A Ghanaian entrepreneur, Josephine Marie Godwyll, is among eight entrepreneurs from sub-Saharan Africa, to be awarded funding to harness the engineering and business skills of their organizations to help tackle the spread of COVID-19.
A statement issued by the British High Commission in Accra said the funding was initiated by the Royal Academy of Engineering in early April as the rapid transmission of COVID-19 gripped countries around the world.
The initiative is with the support of the UK Government’s funding through the Department for Business, Energy and Industrial Strategy (BEIS), and Project CARE (COVID Africa Rapid Entrepreneurs).
It said the Academy already works extensively with engineers across sub-Saharan Africa, and the new initiative was an extension of the partnership supporting small and medium engineering businesses to re-focus their work to help address the challenges of COVID-19.
It noted that the Project CARE initiative means that Young at Heart Ghana, run by Josephine Marie Godwyll and her team, are able to support children across Ghana to continue to learn remotely and safely despite COVID-19.

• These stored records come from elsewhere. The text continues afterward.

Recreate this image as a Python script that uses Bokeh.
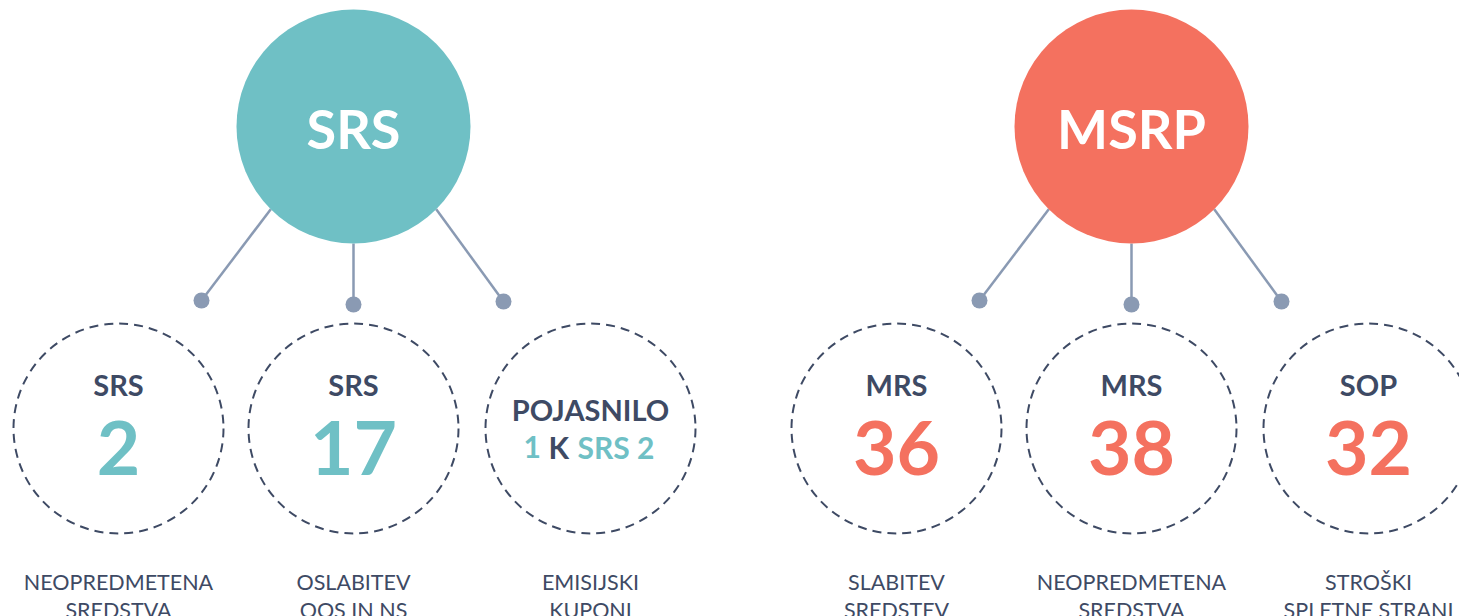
from bokeh.plotting import figure
from bokeh.models import Range1d
from bokeh.core.properties import value
from bokeh.embed import file_html
from bokeh.resources import INLINE
import math

# ---- data ----
group_names = ["SRS", "MSRP"]
group_colors = ["#6fc0c5", "#f4715f"]
item_group = [0, 0, 0, 1, 1, 1]
item_tags = ["SRS", "SRS", "POJASNILO", "MRS", "MRS", "SOP"]
item_values = ["2", "17", "", "36", "38", "32"]
caption_line1 = ["NEOPREDMETENA", "OSLABITEV", "EMISIJSKI", "SLABITEV", "NEOPREDMETENA", "STROŠKI"]
caption_line2 = ["SREDSTVA", "OOS IN NS", "KUPONI", "SREDSTEV", "SREDSTVA", "SPLETNE STRANI"]
note_parts = ["1", "K", "SRS 2"]
note_is_accent = [True, False, True]
note_item = 2

# ---- layout (pixels) ----
W, H = 1459, 616
group_cx = [353, 1131]
group_cy = 126
big_r = 117
item_dx = [-235, 0, 237]
item_cy = 428
item_r = 105
dot_dx = [-152, 0, 150]
dot_y = [300, 304, 301]
dot_r = 8
conn_angles = [135, 90, 45]
note_dx = [-67, -42, -13]
SHIFT = 0.37  # baseline correction (fraction of font size)

DARK = "#3e4a64"
CONN = "#8a9ab3"
FONT = value("Lato")


def by(y, fs):
    return y - SHIFT * fs


p = figure(width=W, height=H, x_range=Range1d(0, W), y_range=Range1d(H, 0),
           output_backend="svg", toolbar_location=None, x_axis_type=None, y_axis_type=None,
           min_border=0, background_fill_color="white", border_fill_color="white")
p.outline_line_color = None
p.grid.visible = False

# connectors
xs, ys, dx_, dy_ = [], [], [], []
for g in range(2):
    cx = group_cx[g]
    for k in range(3):
        a = math.radians(conn_angles[k])
        sx = cx + big_r * math.cos(a)
        sy = group_cy + big_r * math.sin(a)
        xs.append([sx, cx + dot_dx[k]])
        ys.append([sy, dot_y[k]])
        dx_.append(cx + dot_dx[k])
        dy_.append(dot_y[k])
p.multi_line(xs, ys, line_color=CONN, line_width=2.5)
p.circle(dx_, dy_, radius=dot_r, fill_color=CONN, line_color=None)

# big circles
p.circle(group_cx, [group_cy] * 2, radius=big_r, fill_color=group_colors, line_color=None)
p.text(group_cx, [by(148, 54)] * 2, text=group_names, text_color="white",
       text_font=FONT, text_font_style="bold", text_font_size="54px",
       text_align="center", text_baseline="alphabetic")

# item circles
ix = [group_cx[item_group[i]] + item_dx[i % 3] for i in range(6)]
ic = [group_colors[item_group[i]] for i in range(6)]
p.circle(ix, [item_cy] * 6, radius=item_r, fill_color=None, line_color=DARK,
         line_width=2, line_dash="9 6")

tag_y = [by(395, 29) if item_values[i] else by(420, 29) for i in range(6)]
p.text(ix, tag_y, text=item_tags, text_color=DARK, text_font=FONT, text_font_style="bold",
       text_font_size="29px", text_align="center", text_baseline="alphabetic")

vi = [i for i in range(6) if item_values[i]]
p.text([ix[i] for i in vi], [by(475, 75)] * len(vi), text=[item_values[i] for i in vi],
       text_color=[ic[i] for i in vi], text_font=FONT, text_font_style="bold",
       text_font_size="75px", text_align="center", text_baseline="alphabetic")

# note in third circle
p.text([ix[note_item] + d for d in note_dx], [by(458, 30)] * 3, text=note_parts,
       text_color=[ic[note_item] if a else DARK for a in note_is_accent],
       text_font=FONT, text_font_style="bold", text_font_size="30px",
       text_align="left", text_baseline="alphabetic")

# captions
p.text(ix, [by(589, 21.5)] * 6, text=caption_line1, text_color=DARK, text_font=FONT,
       text_font_size="21.5px", text_align="center", text_baseline="alphabetic")
p.text(ix, [by(617, 21.5)] * 6, text=caption_line2, text_color=DARK, text_font=FONT,
       text_font_size="21.5px", text_align="center", text_baseline="alphabetic")

open("out.html", "w").write(file_html(p, INLINE))
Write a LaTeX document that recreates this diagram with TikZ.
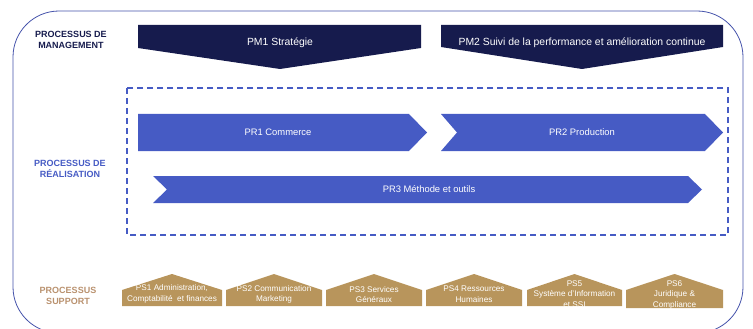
\documentclass[tikz,border=0pt]{standalone}
\usepackage{fontspec}
\setmainfont{Liberation Sans}
\usetikzlibrary{positioning}

\definecolor{navy}{RGB}{22,27,77}
\definecolor{prblue}{RGB}{70,91,196}
\definecolor{frame}{RGB}{68,82,170}
\definecolor{tan}{RGB}{184,149,92}
\definecolor{tanlabel}{RGB}{185,145,110}

\tikzset{
  label/.style={font=\bfseries\fontsize{9}{10.5}\selectfont,align=center},
  pmtext/.style={font=\fontsize{10.4}{12}\selectfont,text=white},
  prtext/.style={font=\fontsize{9.4}{11}\selectfont,text=white},
  pstext/.style={font=\fontsize{8.2}{10.5}\selectfont,text=white,align=center},
}

\begin{document}
\begin{tikzpicture}[x=1pt,y=-1pt]
\useasboundingbox (0,0) rectangle (753,329);
\draw[frame,line width=0.8pt,rounded corners=46pt] (13,11) rectangle (743,333);

% left labels
\node[label,text=navy] (lblm) at (71,40) {PROCESSUS DE\\MANAGEMENT};
\node[label,text=prblue] (lblr) at (70,169) {PROCESSUS DE\\RÉALISATION};
\node[label,text=tanlabel] (lbls) at (68,296) {PROCESSUS\\SUPPORT};

% management
\draw[fill=navy,draw=none] (138,25) -- (421,25) -- (421,48) -- (280,69) -- (138,48) -- cycle;
\node[pmtext] (pm1) at (280,42.5) {PM1 Stratégie};
\draw[fill=navy,draw=none] (441,25) -- (723,25) -- (723,47) -- (582,69) -- (441,47) -- cycle;
\node[pmtext] (pm2) at (582,42.5) {PM2 Suivi de la performance et amélioration continue};

% realisation
\draw[prblue,line width=1.3pt,dash pattern=on 6pt off 4pt] (127,88) rectangle (728,235);
\draw[fill=prblue,draw=none] (138,114) -- (409,114) -- (427,132.5) -- (409,151) -- (138,151) -- cycle;
\node[prtext] (pr1) at (278,132.5) {PR1 Commerce};
\draw[fill=prblue,draw=none] (441,114) -- (705,114) -- (723,132.5) -- (705,151) -- (441,151) -- (457,132.5) -- cycle;
\node[prtext] (pr2) at (582,132.5) {PR2 Production};
\draw[fill=prblue,draw=none] (153,176) -- (688,176) -- (702,189.5) -- (688,203) -- (153,203) -- (167,189.5) -- cycle;
\node[prtext] (pr3) at (429,189.5) {PR3 Méthode et outils};

% support
\draw[fill=tan,draw=none] (122,306) -- (122,290) -- (172,274) -- (222,290) -- (222,306) -- cycle;
\node[pstext] (ps1) at (172,294) {PS1 Administration,\\Comptabilité~ et finances};
\draw[fill=tan,draw=none] (226,306) -- (226,290) -- (274,274) -- (322,290) -- (322,306) -- cycle;
\node[pstext] (ps2) at (274,294.5) {PS2 Communication\\Marketing};
\draw[fill=tan,draw=none] (326,306) -- (326,290) -- (374,274) -- (422,290) -- (422,306) -- cycle;
\node[pstext] (ps3) at (374,294.5) {PS3 Services\\Généraux};
\draw[fill=tan,draw=none] (426,306) -- (426,290) -- (474,274) -- (522,290) -- (522,306) -- cycle;
\node[pstext] (ps4) at (474,294) {PS4 Ressources\\Humaines};
\draw[fill=tan,draw=none] (527,306) -- (527,290) -- (574.5,274) -- (622,290) -- (622,306) -- cycle;
\node[pstext] (ps5) at (574.5,294) {PS5\\Système d'Information\\et SSI};
\draw[fill=tan,draw=none] (626,308) -- (626,290) -- (674.5,274) -- (723,290) -- (723,308) -- cycle;
\node[pstext] (ps6) at (674.5,294.5) {PS6\\Juridique \&\\Compliance};

\end{tikzpicture}
\end{document}
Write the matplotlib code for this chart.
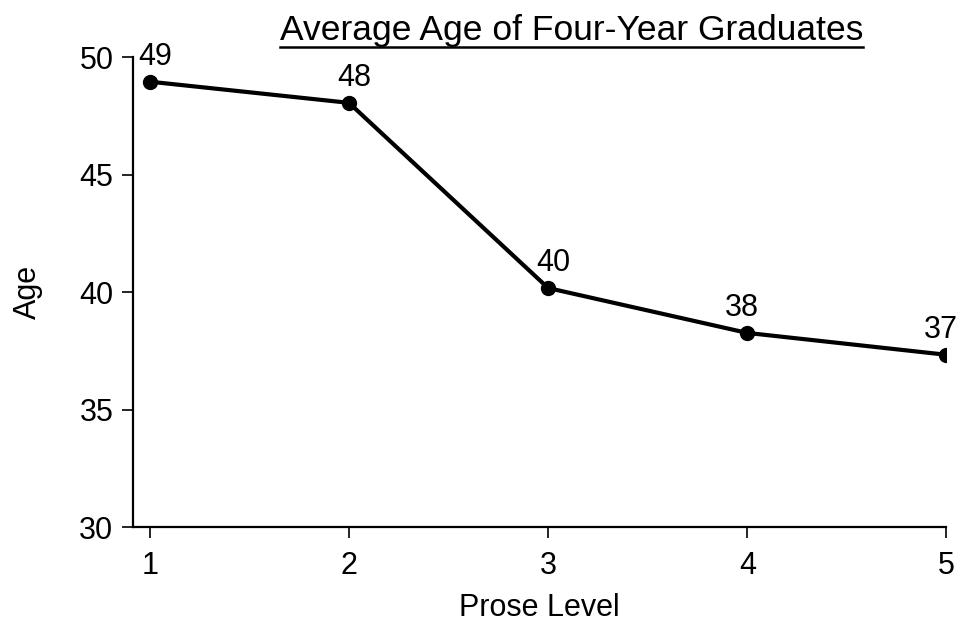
import matplotlib
matplotlib.use("Agg")
import matplotlib.pyplot as plt
from matplotlib.lines import Line2D

plt.rcParams['font.family'] = ['Liberation Sans', 'DejaVu Sans']

# data
levels = [1, 2, 3, 4, 5]
ages = [48.95, 48.05, 40.17, 38.26, 37.33]
labels = ["49", "48", "40", "38", "37"]
yticks = [30, 35, 40, 45, 50]

fig = plt.figure(figsize=(9.56, 6.23), dpi=100)
ax = fig.add_axes([0.139, 0.154, 0.851, 0.7545])

ax.plot(levels, ages, color='black', lw=3.0, marker='o', ms=10, solid_capstyle='round')
for x, y, t in zip(levels, ages, labels):
    dx = 4 if x < 4 else -4
    ax.annotate(t, (x, y), xytext=(dx, 7), textcoords='offset points',
                ha='center', va='bottom', fontsize=22, annotation_clip=False)

ax.set_xlim(0.915, 5.0)
ax.set_ylim(30, 50)
ax.set_xticks(levels)
ax.set_yticks(yticks)
ax.tick_params(direction='out', length=8, width=1.2, labelsize=22, pad=6)
ax.tick_params(axis='x', pad=9)
for s in ['top', 'right']:
    ax.spines[s].set_visible(False)
for s in ['left', 'bottom']:
    ax.spines[s].set_linewidth(1.6)

ax.set_xlabel("Prose Level", fontsize=22, labelpad=9)
ax.set_ylabel("Age", fontsize=22, labelpad=26)

title = fig.text(0.598, 0.936, "Average Age of Four-Year Graduates",
                 ha='center', va='baseline', fontsize=25.5)

# underline the title
fig.canvas.draw()
bb = title.get_window_extent(fig.canvas.get_renderer()).transformed(fig.transFigure.inverted())
uy = 0.936 - 0.012
fig.add_artist(Line2D([bb.x0, bb.x1], [uy, uy], color='black', lw=1.8,
                      transform=fig.transFigure))

fig.savefig("out.png", dpi=100)
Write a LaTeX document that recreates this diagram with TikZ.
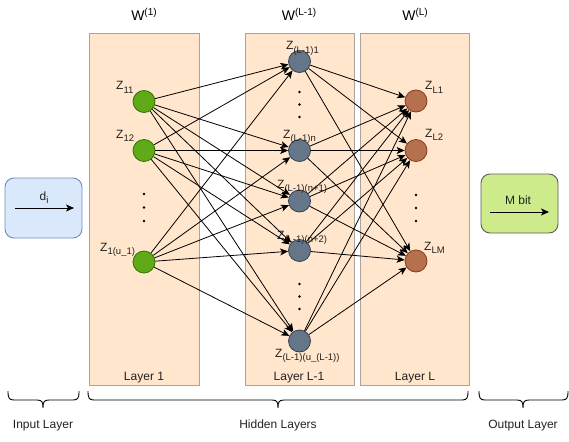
\documentclass[tikz,border=0pt]{standalone}
\usepackage{fontspec}
\setmainfont{Liberation Sans}
\usetikzlibrary{arrows.meta}
\definecolor{layerfill}{HTML}{FFE6CC}
\definecolor{layerdraw}{HTML}{A9A4A0}
\definecolor{infill}{HTML}{DAE8FC}
\definecolor{indraw}{HTML}{6C8EBF}
\definecolor{outfill}{HTML}{CDEB8B}
\definecolor{outdraw}{HTML}{5A5F55}
\definecolor{gfill}{HTML}{60A917}
\definecolor{gdraw}{HTML}{2D7600}
\definecolor{bfill}{HTML}{647687}
\definecolor{bdraw}{HTML}{314354}
\definecolor{ofill}{HTML}{B5714F}
\definecolor{odraw}{HTML}{8A3A18}
\definecolor{txt}{HTML}{222222}
\newcommand\zsub[1]{\raisebox{-3.5pt}{\fontsize{9.5}{10}\selectfont #1}}
\newcommand\wsup[1]{\raisebox{5pt}{\fontsize{10}{11}\selectfont #1}}
\tikzset{
  every node/.style={font=\fontsize{12}{14}\selectfont, text=txt, inner sep=0pt},
  layerbox/.style={draw=layerdraw, fill=layerfill, line width=0.9pt},
  gnode/.style={circle, draw=gdraw, fill=gfill, minimum size=22pt, line width=0.8pt},
  bnode/.style={circle, draw=bdraw, fill=bfill, minimum size=22pt, line width=0.8pt},
  onode/.style={circle, draw=odraw, fill=ofill, minimum size=22pt, line width=0.8pt},
  edge/.style={draw=black, line width=0.8pt, -{Stealth[length=8pt,width=7pt,inset=2pt]}},
  dotmark/.style={circle, fill=black, minimum size=2.8pt},
  lbl/.style={anchor=base west},
  ctr/.style={anchor=base},
  wlbl/.style={anchor=base, font=\fontsize{14}{16}\selectfont, text=black},
  iobox/.style={rounded corners=9pt, line width=0.9pt},
  brace/.style={draw=black, line width=0.9pt}
}
\begin{document}
\begin{tikzpicture}[x=1pt,y=-1pt]
\useasboundingbox (0,0) rectangle (569,441);

% input / output boxes
\draw[iobox, draw=indraw, fill=infill] (5,178) rectangle (82,238);
\coordinate (ina) at (15,208);
\coordinate (inb) at (74,208);
\draw[edge] (ina) -- (inb);
\node[ctr] (di) at (44,200) {d\zsub{i}};

\draw[iobox, draw=outdraw, fill=outfill] (481,174) rectangle (558,233);
\coordinate (outa) at (490,212);
\coordinate (outb) at (549,212);
\draw[edge] (outa) -- (outb);
\node[ctr] (mbit) at (518,204) {M bit};

% layer rectangles
\draw[layerbox] (89,33) rectangle (199,385);
\draw[layerbox] (245,33) rectangle (354,385);
\draw[layerbox] (360,33) rectangle (469,385);

% weight labels
\node[wlbl] (w1) at (144,21) {W\wsup{(1)}};
\node[wlbl] (wL1) at (299,21) {W\wsup{(L-1)}};
\node[wlbl] (wL) at (415,21) {W\wsup{(L)}};

% layer labels
\node[ctr] (lay1) at (144,380) {Layer 1};
\node[ctr] (layL1) at (299,380) {Layer L-1};
\node[ctr] (layL) at (415,380) {Layer L};

% neurons
\node[gnode] (g1) at (144,101.5) {};
\node[gnode] (g2) at (144,150.5) {};
\node[gnode] (g3) at (144,262) {};

\node[bnode] (b1) at (299.5,61.5) {};
\node[bnode] (b2) at (299.5,150.5) {};
\node[bnode] (b3) at (299.5,201) {};
\node[bnode] (b4) at (299.5,250.5) {};
\node[bnode] (b5) at (299.5,341) {};

\node[onode] (o1) at (416,101) {};
\node[onode] (o2) at (416,150.5) {};
\node[onode] (o3) at (416,261) {};

% dots
\node[dotmark] (gd1) at (144,194) {};
\node[dotmark] (gd2) at (144,207.5) {};
\node[dotmark] (gd3) at (144,221) {};
\node[dotmark] (bd1) at (299.5,92) {};
\node[dotmark] (bd2) at (299.5,104.5) {};
\node[dotmark] (bd3) at (299.5,117) {};
\node[dotmark] (bd4) at (299.5,284) {};
\node[dotmark] (bd5) at (299.5,296.5) {};
\node[dotmark] (bd6) at (299.5,309) {};
\node[dotmark] (od1) at (416,195) {};
\node[dotmark] (od2) at (416,208) {};
\node[dotmark] (od3) at (416,221) {};

% neuron labels
\node[lbl] (z11) at (116,90) {Z\zsub{11}};
\node[lbl] (z12) at (116,138) {Z\zsub{12}};
\node[lbl] (z1u) at (100,251) {Z\zsub{1(u\_1)}};
\node[lbl] (zb1) at (286,50) {Z\zsub{(L-1)1}};
\node[lbl] (zbn) at (283,138) {Z\zsub{(L-1)n}};
\node[lbl] (zbn1) at (277,188) {Z\zsub{(L-1)(n+1)}};
\node[lbl] (zbn2) at (277,239) {Z\zsub{(L-1)(n+2)}};
\node[lbl] (zbu) at (275,357) {Z\zsub{(L-1)(u\_(L-1))}};
\node[lbl] (zl1) at (425,90) {Z\zsub{L1}};
\node[lbl] (zl2) at (425,137) {Z\zsub{L2}};
\node[lbl] (zlm) at (424,250) {Z\zsub{LM}};

% connections
\foreach \s in {g1,g2,g3}
  \foreach \t in {b1,b2,b3,b4,b5}
    \draw[edge] (\s) -- (\t);
\foreach \s in {b1,b2,b3,b4,b5}
  \foreach \t in {o1,o2,o3}
    \draw[edge] (\s) -- (\t);

% braces
\draw[brace] (8,391) .. controls (8,398) and (9,400) .. (14,400) -- (37,400)
  .. controls (42,400) and (43,402) .. (43,408)
  .. controls (43,402) and (44,400) .. (49,400) -- (73,400)
  .. controls (78,400) and (79,398) .. (79,391);
\draw[brace] (88,391) .. controls (88,398) and (89,400) .. (94,400) -- (272,400)
  .. controls (277,400) and (278,402) .. (278,408)
  .. controls (278,402) and (279,400) .. (284,400) -- (462,400)
  .. controls (467,400) and (468,398) .. (468,391);
\draw[brace] (479,391) .. controls (479,398) and (480,400) .. (485,400) -- (517,400)
  .. controls (522,400) and (523,402) .. (523,408)
  .. controls (523,402) and (524,400) .. (529,400) -- (562,400)
  .. controls (567,400) and (568,398) .. (568,391);

\node[ctr] (inl) at (43,428) {Input Layer};
\node[ctr] (hidl) at (278,428) {Hidden Layers};
\node[ctr] (outl) at (523,428) {Output Layer};
\end{tikzpicture}
\end{document}
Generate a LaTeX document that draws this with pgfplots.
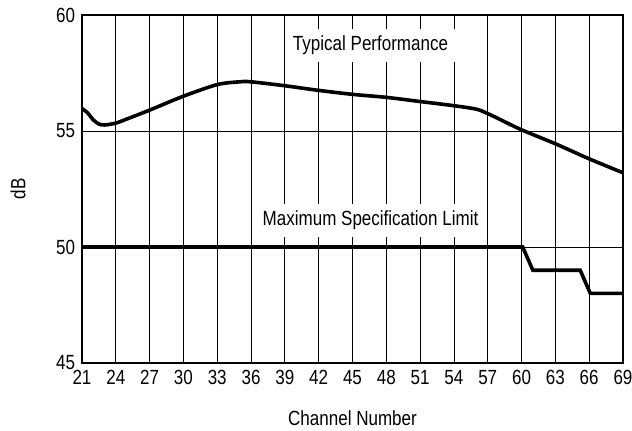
\documentclass[border=0pt]{standalone}
\usepackage{fontspec}
\setmainfont{Liberation Sans}[FakeStretch=0.83]
\usepackage{pgfplots}
\pgfplotsset{compat=1.18}

\begin{document}
\fontsize{20.5bp}{24bp}\selectfont
\begin{tikzpicture}
\begin{axis}[
    at={(0,0)}, anchor=south west,
    scale only axis,
    width=541bp, height=348bp,
    xmin=21, xmax=69, ymin=45, ymax=60,
    xtick={21,24,...,69},
    ytick={45,50,55,60},
    major tick length=0pt,
    xmajorgrids, ymajorgrids,
    grid style={black, line width=0.8bp},
    axis line style={line width=1.4bp},
    /pgf/number format/assume math mode=true,
    ticklabel style={font=\fontsize{20.5bp}{24bp}\selectfont},
    label style={font=\fontsize{20.5bp}{24bp}\selectfont},
    xlabel={Channel Number},
    ylabel={dB},
    x label style={at={(axis description cs:0.5,-0.158)}, anchor=center},
    y label style={at={(axis description cs:-0.118,0.5)}, anchor=center},
]
% typical performance
\addplot[black, line width=3.6bp, smooth, tension=0.5] coordinates {
(21,55.97) (21.5,55.78) (22,55.48) (22.5,55.3) (23,55.26) (24,55.34)
(25,55.52) (27,55.9) (30,56.5) (33,57.0) (35,57.12) (36,57.12)
(39,56.95) (42,56.75) (45,56.58) (48,56.45) (51,56.27)
(54,56.09) (56,55.94) (57,55.75) (58,55.52) (60,55.05) (63,54.45) (66,53.8) (69,53.2)
};
% maximum specification limit
\addplot[black, line width=3.6bp] coordinates {
(21,50) (60.1,50) (61,49) (65.2,49) (66.1,48) (69,48)
};
\node[fill=white, inner xsep=8bp, inner ysep=7bp] at (axis cs:46.6,58.7) {Typical Performance};
\node[fill=white, inner xsep=8bp, inner ysep=7bp] at (axis cs:46.6,51.15) {Maximum Specification Limit};
\end{axis}
\pgfresetboundingbox
\path[use as bounding box] (-82bp,-68bp) rectangle (550bp,363bp);
\end{tikzpicture}
\end{document}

Commenting on Madam Godwyll’s success, Mr Iain Walker, British High Commissioner to Ghana said: “Project CARE has rightly recognised the agile and important contribution Josephine and her team at Young at Heart Ghana have made to the country’s education system.
“Their innovative work supplements the efforts of the Ministry of Education, to ensure that children across Ghana continue to access quality and vital education despite the restrictions and difficulties caused by the coronavirus pandemic.”
The statement said more than 50 people applied for funding through Project CARE, and only eight were chosen to receive funding including entrepreneurs from Kenya, Nigeria and South Africa as well as Ghana.
Each of the successful candidates received £5,000 to support them in scaling up their COVID response.